-- Data records --

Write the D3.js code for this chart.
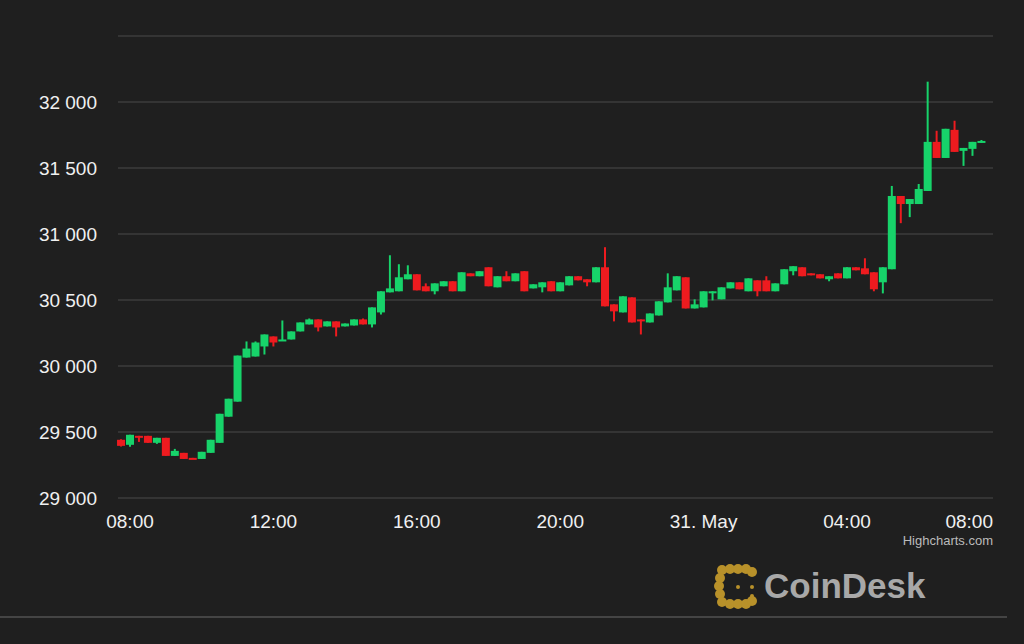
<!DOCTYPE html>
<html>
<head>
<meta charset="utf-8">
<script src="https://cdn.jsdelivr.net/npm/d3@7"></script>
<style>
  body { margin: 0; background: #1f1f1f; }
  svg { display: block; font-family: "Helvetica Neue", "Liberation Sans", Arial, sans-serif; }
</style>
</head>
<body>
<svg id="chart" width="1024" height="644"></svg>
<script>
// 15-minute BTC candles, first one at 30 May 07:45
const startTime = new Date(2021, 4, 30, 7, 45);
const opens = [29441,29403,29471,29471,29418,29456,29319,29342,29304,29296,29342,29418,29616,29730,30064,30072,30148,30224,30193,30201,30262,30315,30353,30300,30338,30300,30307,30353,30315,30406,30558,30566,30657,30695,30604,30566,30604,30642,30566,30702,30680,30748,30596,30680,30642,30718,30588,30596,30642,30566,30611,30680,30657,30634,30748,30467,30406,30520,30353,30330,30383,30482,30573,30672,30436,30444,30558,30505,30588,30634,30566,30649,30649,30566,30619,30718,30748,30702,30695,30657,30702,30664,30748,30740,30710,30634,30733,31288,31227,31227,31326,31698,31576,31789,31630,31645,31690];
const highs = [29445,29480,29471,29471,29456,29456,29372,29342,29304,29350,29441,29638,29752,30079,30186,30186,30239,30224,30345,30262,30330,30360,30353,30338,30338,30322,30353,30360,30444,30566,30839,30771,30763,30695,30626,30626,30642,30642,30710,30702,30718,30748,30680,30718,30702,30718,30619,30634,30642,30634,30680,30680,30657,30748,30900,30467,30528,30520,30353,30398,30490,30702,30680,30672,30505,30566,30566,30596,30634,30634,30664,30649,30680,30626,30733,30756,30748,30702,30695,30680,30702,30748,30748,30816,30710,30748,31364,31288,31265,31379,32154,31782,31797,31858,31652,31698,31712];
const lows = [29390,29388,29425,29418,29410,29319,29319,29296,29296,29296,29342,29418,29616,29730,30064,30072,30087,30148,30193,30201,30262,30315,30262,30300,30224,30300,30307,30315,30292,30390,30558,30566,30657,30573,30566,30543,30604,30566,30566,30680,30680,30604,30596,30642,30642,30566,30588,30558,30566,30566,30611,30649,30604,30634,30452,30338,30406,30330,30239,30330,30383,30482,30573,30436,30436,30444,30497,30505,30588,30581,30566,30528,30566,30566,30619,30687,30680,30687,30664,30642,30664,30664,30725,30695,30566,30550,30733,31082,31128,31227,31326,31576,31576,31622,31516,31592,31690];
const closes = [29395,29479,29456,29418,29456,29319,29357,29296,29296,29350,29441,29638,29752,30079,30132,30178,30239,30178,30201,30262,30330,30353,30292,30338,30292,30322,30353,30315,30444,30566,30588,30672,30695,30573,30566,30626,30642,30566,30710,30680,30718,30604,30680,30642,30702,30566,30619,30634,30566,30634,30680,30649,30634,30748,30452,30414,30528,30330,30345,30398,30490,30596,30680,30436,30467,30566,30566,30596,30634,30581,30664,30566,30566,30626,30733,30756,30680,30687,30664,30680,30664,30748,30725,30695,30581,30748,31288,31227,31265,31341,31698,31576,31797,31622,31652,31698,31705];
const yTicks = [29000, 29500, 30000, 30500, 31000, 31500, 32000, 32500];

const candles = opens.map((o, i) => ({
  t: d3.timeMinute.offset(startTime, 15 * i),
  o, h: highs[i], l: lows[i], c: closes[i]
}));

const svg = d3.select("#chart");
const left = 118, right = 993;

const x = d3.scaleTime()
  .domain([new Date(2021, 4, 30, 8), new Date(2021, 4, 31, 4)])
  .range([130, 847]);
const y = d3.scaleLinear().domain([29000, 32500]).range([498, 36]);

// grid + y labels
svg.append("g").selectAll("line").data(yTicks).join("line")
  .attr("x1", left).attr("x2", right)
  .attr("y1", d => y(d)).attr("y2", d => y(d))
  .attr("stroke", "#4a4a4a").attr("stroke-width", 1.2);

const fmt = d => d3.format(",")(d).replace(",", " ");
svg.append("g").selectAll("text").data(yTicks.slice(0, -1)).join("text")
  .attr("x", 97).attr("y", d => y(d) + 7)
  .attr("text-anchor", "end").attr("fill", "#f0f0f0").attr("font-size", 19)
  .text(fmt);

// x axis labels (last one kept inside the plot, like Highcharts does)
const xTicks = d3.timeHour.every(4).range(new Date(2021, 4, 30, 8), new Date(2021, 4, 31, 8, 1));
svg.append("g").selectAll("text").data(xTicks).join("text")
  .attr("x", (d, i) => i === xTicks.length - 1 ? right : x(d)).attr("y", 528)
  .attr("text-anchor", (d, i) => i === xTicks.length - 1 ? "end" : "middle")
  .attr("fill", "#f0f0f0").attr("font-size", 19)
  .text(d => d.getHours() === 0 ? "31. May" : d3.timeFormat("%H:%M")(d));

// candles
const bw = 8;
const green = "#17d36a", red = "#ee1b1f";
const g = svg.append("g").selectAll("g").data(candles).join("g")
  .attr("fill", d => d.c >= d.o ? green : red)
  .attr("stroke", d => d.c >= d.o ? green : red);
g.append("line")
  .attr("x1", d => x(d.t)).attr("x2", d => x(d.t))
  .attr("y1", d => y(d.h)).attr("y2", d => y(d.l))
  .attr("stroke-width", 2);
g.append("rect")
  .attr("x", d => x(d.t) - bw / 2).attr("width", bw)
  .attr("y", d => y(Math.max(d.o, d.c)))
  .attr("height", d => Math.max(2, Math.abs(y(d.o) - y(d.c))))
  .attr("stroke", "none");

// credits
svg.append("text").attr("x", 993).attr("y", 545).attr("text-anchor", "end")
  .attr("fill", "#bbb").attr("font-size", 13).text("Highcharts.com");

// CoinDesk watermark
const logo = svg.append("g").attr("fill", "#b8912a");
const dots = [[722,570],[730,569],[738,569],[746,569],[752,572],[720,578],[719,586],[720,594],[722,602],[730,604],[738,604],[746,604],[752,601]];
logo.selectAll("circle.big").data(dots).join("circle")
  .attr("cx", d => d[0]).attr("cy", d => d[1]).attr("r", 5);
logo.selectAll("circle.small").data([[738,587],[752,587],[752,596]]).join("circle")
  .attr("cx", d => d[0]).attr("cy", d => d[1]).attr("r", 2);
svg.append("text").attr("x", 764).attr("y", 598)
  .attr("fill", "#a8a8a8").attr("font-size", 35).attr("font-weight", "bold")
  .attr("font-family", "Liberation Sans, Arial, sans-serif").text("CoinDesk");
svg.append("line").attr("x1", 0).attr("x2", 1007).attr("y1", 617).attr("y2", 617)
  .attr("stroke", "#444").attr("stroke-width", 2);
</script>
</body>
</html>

---

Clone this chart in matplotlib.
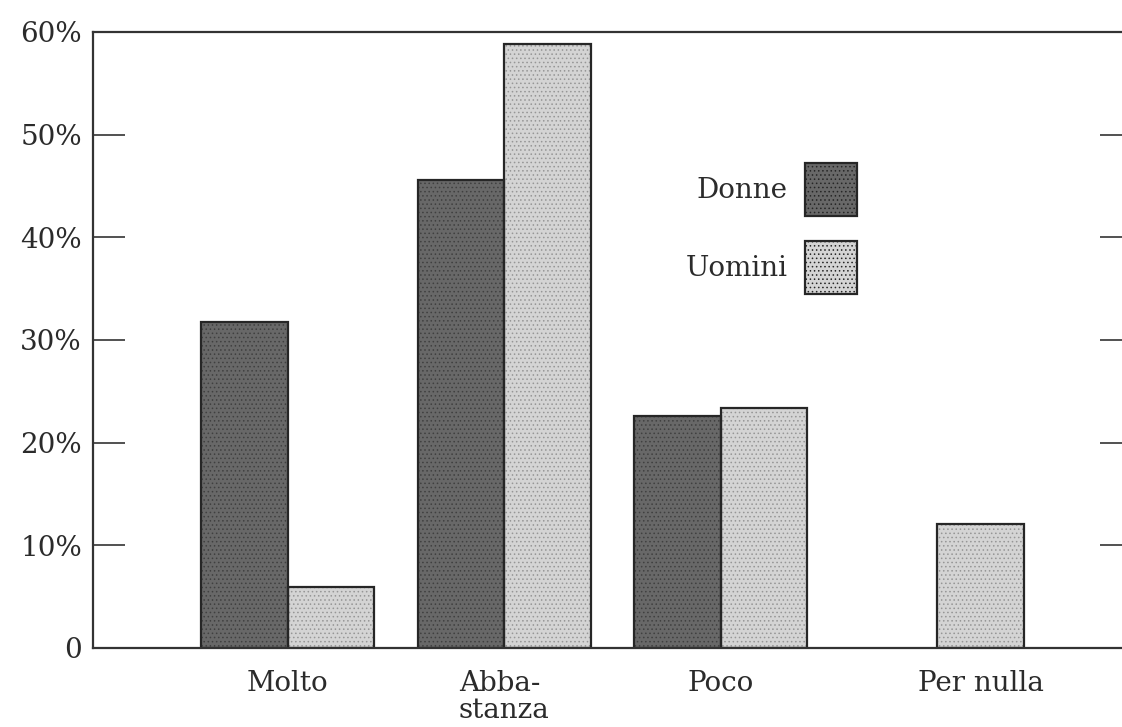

-- Given instruction --
Pick each line holding the word "this" out of the listing.

-- The completed task --
Write the D3.js code for this chart.
Clone this chart in matplotlib.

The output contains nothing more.